Start Provided data
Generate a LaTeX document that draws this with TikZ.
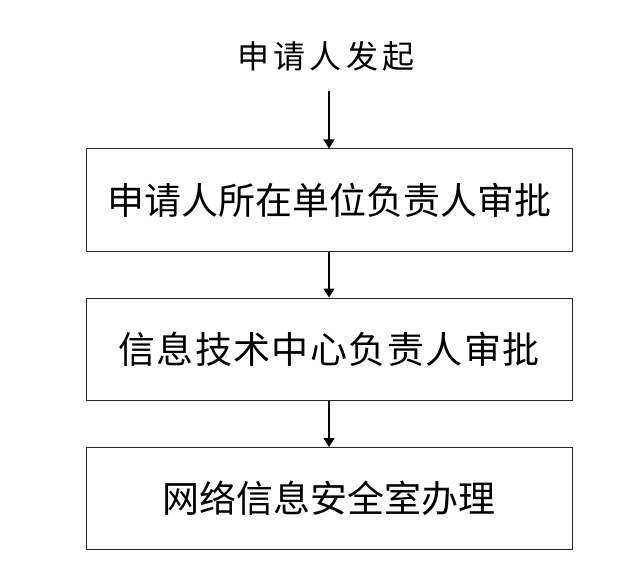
\documentclass[tikz,border=0pt]{standalone}
\usepackage{fontspec}
\newfontfamily\cjk{Noto Sans CJK SC}
\usetikzlibrary{arrows.meta}
\tikzset{
  stepbox/.style={draw=black!85, line width=1pt, minimum width=486pt, minimum height=102pt, inner sep=0pt,
    font=\cjk\fontsize{37pt}{40pt}\selectfont},
  flowarrow/.style={draw=black, line width=1.3pt, -{Triangle[width=11pt,length=9pt]}}
}
\begin{document}
\begin{tikzpicture}[x=1pt,y=-1pt]
\useasboundingbox (0,0) rectangle (637,580);
\node[font=\cjk\fontsize{32pt}{36pt}\selectfont\addfontfeature{LetterSpace=13}] (start) at (326,56) {申请人发起};
\coordinate (s0) at (329,91);
\node[stepbox] (b1) at (329,200) {申请人所在单位负责人审批};
\node[stepbox] (b2) at (329,349) {\addfontfeature{LetterSpace=4}信息技术中心负责人审批};
\node[stepbox] (b3) at (329,498.5) {网络信息安全室办理};
\draw[flowarrow] (s0) -- (b1.north);
\draw[flowarrow] (b1.south) -- (b2.north);
\draw[flowarrow] (b2.south) -- (b3.north);
\end{tikzpicture}
\end{document}
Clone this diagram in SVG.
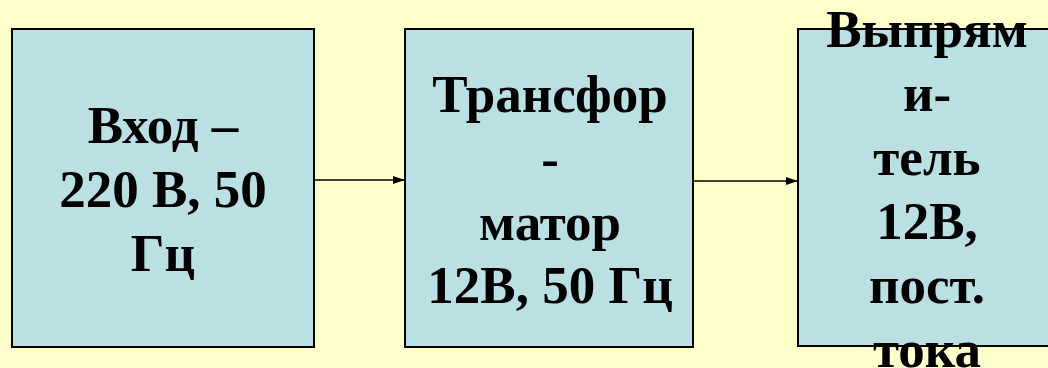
<svg xmlns="http://www.w3.org/2000/svg" width="1048" height="368" viewBox="0 0 1048 368">
  <style>
    .box { fill: #BAE0E3; stroke: #000000; stroke-width: 2; }
    .lbl { font-family: "Liberation Serif", "Times New Roman", serif; font-weight: bold; font-size: 53px; fill: #000000; text-anchor: middle; }
    .link { stroke: #000000; stroke-width: 1.5; fill: none; marker-end: url(#arrow); }
  </style>
  <defs>
    <marker id="arrow" markerWidth="12" markerHeight="8" refX="12" refY="4" orient="auto" markerUnits="userSpaceOnUse">
      <path d="M0,0 L12,4 L0,8 Z" fill="#000000"/>
    </marker>
  </defs>
  <rect width="1048" height="368" fill="#FFFFCC"/>

  <g id="connectors">
    <line class="link" x1="314" y1="180" x2="405" y2="180"/>
    <line class="link" x1="693" y1="181" x2="798" y2="181"/>
  </g>

  <g id="input">
    <rect class="box" x="12" y="29" width="302" height="318"/>
    <text class="lbl" x="163" y="143">Вход –</text>
    <text class="lbl" x="163" y="207">220 В, 50</text>
    <text class="lbl" x="163" y="271">Гц</text>
  </g>

  <g id="transformer">
    <rect class="box" x="405" y="29" width="288" height="318"/>
    <text class="lbl" x="550" y="112">Трансфор</text>
    <text class="lbl" x="550" y="176">-</text>
    <text class="lbl" x="550" y="240">матор</text>
    <text class="lbl" x="550" y="303">12В, 50 Гц</text>
  </g>

  <g id="rectifier">
    <rect class="box" x="798" y="29" width="270" height="317"/>
    <text class="lbl" x="927" y="47">Выпрям</text>
    <text class="lbl" x="927" y="111">и-</text>
    <text class="lbl" x="927" y="175">тель</text>
    <text class="lbl" x="927" y="239">12В,</text>
    <text class="lbl" x="927" y="303">пост.</text>
    <text class="lbl" x="927" y="367">тока</text>
  </g>
</svg>
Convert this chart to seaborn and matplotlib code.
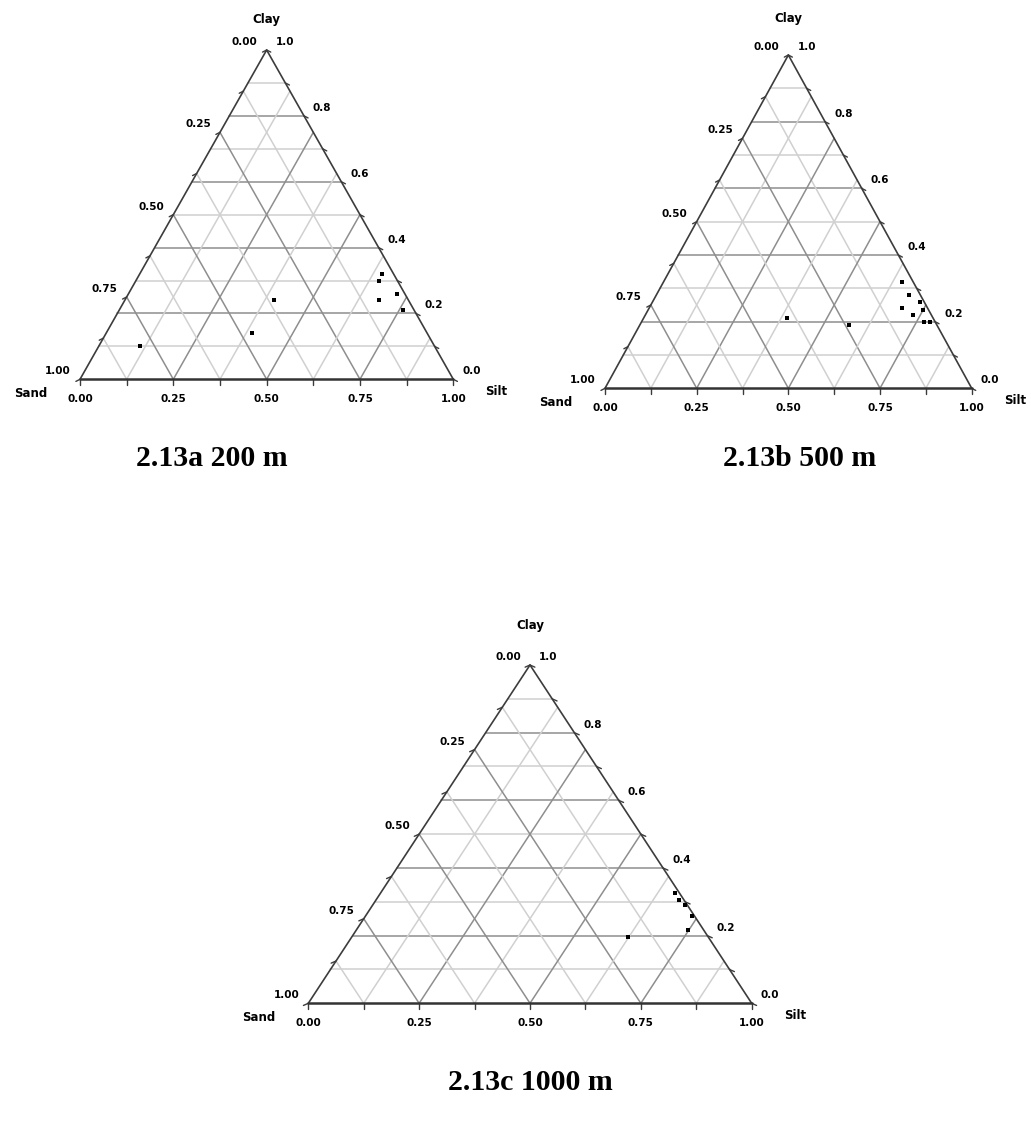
End Provided data
Problem
Leave out the pictures and print each record exactly as it stands.

The completed task
Generate a LaTeX document that draws this with TikZ.
\documentclass[tikz,border=0pt]{standalone}
\usepackage{fontspec}
\newfontfamily\cjk{Noto Sans CJK SC}
\usetikzlibrary{arrows.meta}
\tikzset{
  stepbox/.style={draw=black!85, line width=1pt, minimum width=486pt, minimum height=102pt, inner sep=0pt,
    font=\cjk\fontsize{37pt}{40pt}\selectfont},
  flowarrow/.style={draw=black, line width=1.3pt, -{Triangle[width=11pt,length=9pt]}}
}
\begin{document}
\begin{tikzpicture}[x=1pt,y=-1pt]
\useasboundingbox (0,0) rectangle (637,580);
\node[font=\cjk\fontsize{32pt}{36pt}\selectfont\addfontfeature{LetterSpace=13}] (start) at (326,56) {申请人发起};
\coordinate (s0) at (329,91);
\node[stepbox] (b1) at (329,200) {申请人所在单位负责人审批};
\node[stepbox] (b2) at (329,349) {\addfontfeature{LetterSpace=4}信息技术中心负责人审批};
\node[stepbox] (b3) at (329,498.5) {网络信息安全室办理};
\draw[flowarrow] (s0) -- (b1.north);
\draw[flowarrow] (b1.south) -- (b2.north);
\draw[flowarrow] (b2.south) -- (b3.north);
\end{tikzpicture}
\end{document}
Clone this diagram in SVG.
<svg xmlns="http://www.w3.org/2000/svg" width="1048" height="368" viewBox="0 0 1048 368">
  <style>
    .box { fill: #BAE0E3; stroke: #000000; stroke-width: 2; }
    .lbl { font-family: "Liberation Serif", "Times New Roman", serif; font-weight: bold; font-size: 53px; fill: #000000; text-anchor: middle; }
    .link { stroke: #000000; stroke-width: 1.5; fill: none; marker-end: url(#arrow); }
  </style>
  <defs>
    <marker id="arrow" markerWidth="12" markerHeight="8" refX="12" refY="4" orient="auto" markerUnits="userSpaceOnUse">
      <path d="M0,0 L12,4 L0,8 Z" fill="#000000"/>
    </marker>
  </defs>
  <rect width="1048" height="368" fill="#FFFFCC"/>

  <g id="connectors">
    <line class="link" x1="314" y1="180" x2="405" y2="180"/>
    <line class="link" x1="693" y1="181" x2="798" y2="181"/>
  </g>

  <g id="input">
    <rect class="box" x="12" y="29" width="302" height="318"/>
    <text class="lbl" x="163" y="143">Вход –</text>
    <text class="lbl" x="163" y="207">220 В, 50</text>
    <text class="lbl" x="163" y="271">Гц</text>
  </g>

  <g id="transformer">
    <rect class="box" x="405" y="29" width="288" height="318"/>
    <text class="lbl" x="550" y="112">Трансфор</text>
    <text class="lbl" x="550" y="176">-</text>
    <text class="lbl" x="550" y="240">матор</text>
    <text class="lbl" x="550" y="303">12В, 50 Гц</text>
  </g>

  <g id="rectifier">
    <rect class="box" x="798" y="29" width="270" height="317"/>
    <text class="lbl" x="927" y="47">Выпрям</text>
    <text class="lbl" x="927" y="111">и-</text>
    <text class="lbl" x="927" y="175">тель</text>
    <text class="lbl" x="927" y="239">12В,</text>
    <text class="lbl" x="927" y="303">пост.</text>
    <text class="lbl" x="927" y="367">тока</text>
  </g>
</svg>
Convert this chart to seaborn and matplotlib code.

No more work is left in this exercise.